La Rousseff non è mai stata amata dal mondo imprenditoriale, né dai mercati. E lei ricambia. Ora il timore è che un secondo mandato porti alla radicalizzazione di alcune sue convinzioni. In campagna elettorale Dilma ha negato che il Brasile, da tempo a crescita prossima allo zero, abbia un problema di inflazione o di squilibrio fiscale, contro tutte le evidenze. La colpa, dice lei, è la perdurante «crisi internazionale». Sotto il suo governo, la spesa pubblica è cresciuta e alcuni prezzi (benzina, energia) sotto stati tenuti artificialmente sotto controllo. E’ saltato il rigore dei conti voluto per otto anni da Lula, ed è cresciuto l’interventismo dello Stato in economia. I più pessimisti arrivano a prefigurare per il Brasile un futuro populista, in salsa argentina o venezuelana. Anche in altri campi la Rousseff ha espresso convinzioni che hanno fatto rumore. Prima indicando la necessità di «un controllo economico dei media», poi salendo sulla pedana dell’Onu a New York per condannare, unico leader occidentale, l’uso della forza l’Isis. Solo propaganda elettorale? «Non credo, la Rousseff è molto testarda e ideologica, c’è un timore vero per le sue prossime mosse — dice il top manager di una multinazionale, che preferisce l’anonimato —. Crede al controllo dell’economia, non delega e non ascolta consigli. Persino quelli di Lula, che l’ha creata come leader».
Per recuperare nei sondaggi, che all’inizio la vedevano in difficoltà contro l’outsider Marina Silva, Dilma ha attaccato gli avversari accusandoli di essere al soldo dei banchieri e delle vecchie élites. Ha rivendicato le mani dello Stato su petrolio ed energia, spaventato decine di milioni di famiglie povere che ricevono soldi dal governo sostenendo che avrebbero perduto i benefici in caso di una sua sconfitta. Il marketing spregiudicato, insieme all’enorme vantaggio di tempo nella propaganda tv, hanno avuto effetto. In due settimane i sondaggi che la vedevano sconfitta al secondo turno contro Silva si sono ribaltati. Da quel momento il real, la moneta brasiliana, ha perso quasi il 10 per cento sul dollaro e le azioni delle grandi imprese pubbliche sono crollati anche del doppio. Un panico chiamato Dilma II. Quando le è stato fatto notare il problema, lei ha risposto sprezzante: «È ridicolo. E manipolato».

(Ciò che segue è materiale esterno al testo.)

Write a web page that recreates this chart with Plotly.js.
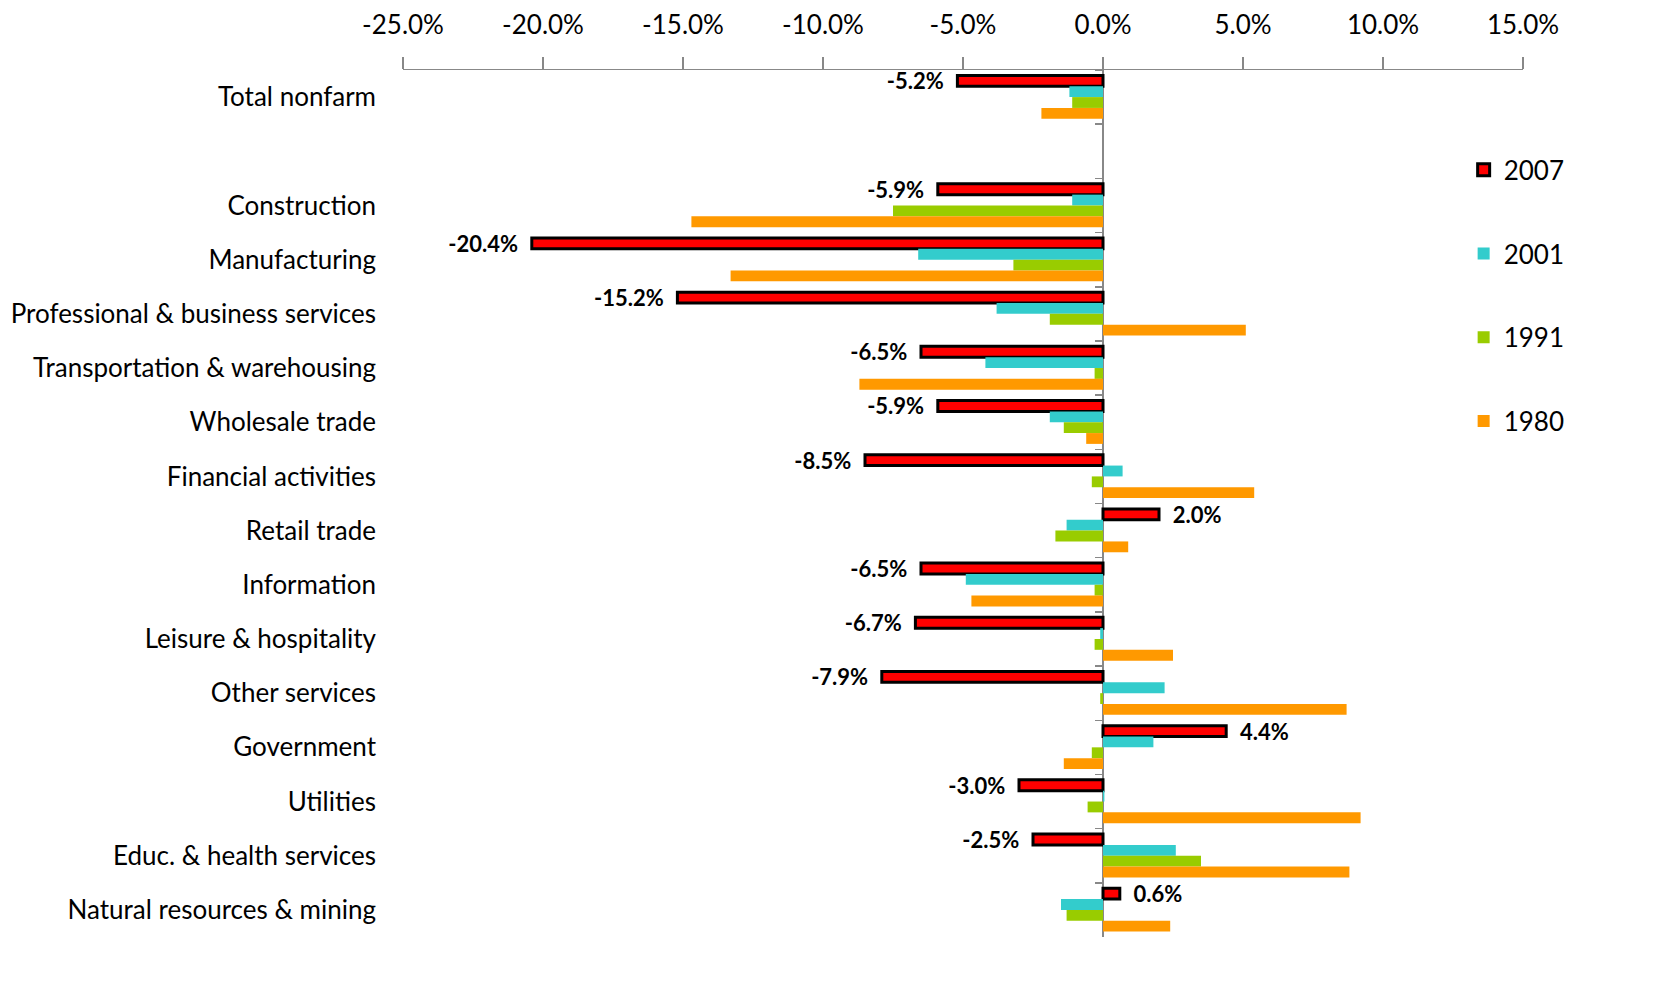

Il dubbio principale, stasera alla chiusura dei seggi, è chi sarà l’avversario della Rousseff al ballottaggio: l’ambientalista, nera ed evangelica Marina Silva, o l’energico liberale e pragmatico Aécio Neves. I due si stanno contendendo il secondo posto. Poi la battaglia proseguirà per altre tre settimane. La squadra di governo preferirebbe vedersela con Neves, che ha scarsa presa sull’elettorato più povero e del Nord-Est, mentre con la ex companheira Marina le sovrapposizioni sono più evidenti. Dopo dodici anni al potere il Partito dei Lavoratori di Lula e Dilma ha in mano gran parte dell’apparato dello Stato e pratiche anche dubbie di consenso (accuse di corruzione potrebbero emergere nei prossimi giorni). Ha dalla sua i successi sociali ed economici. Nonostante la frenata, il Brasile non è lo stesso di vent’anni fa e molta gente non lo ha dimenticato.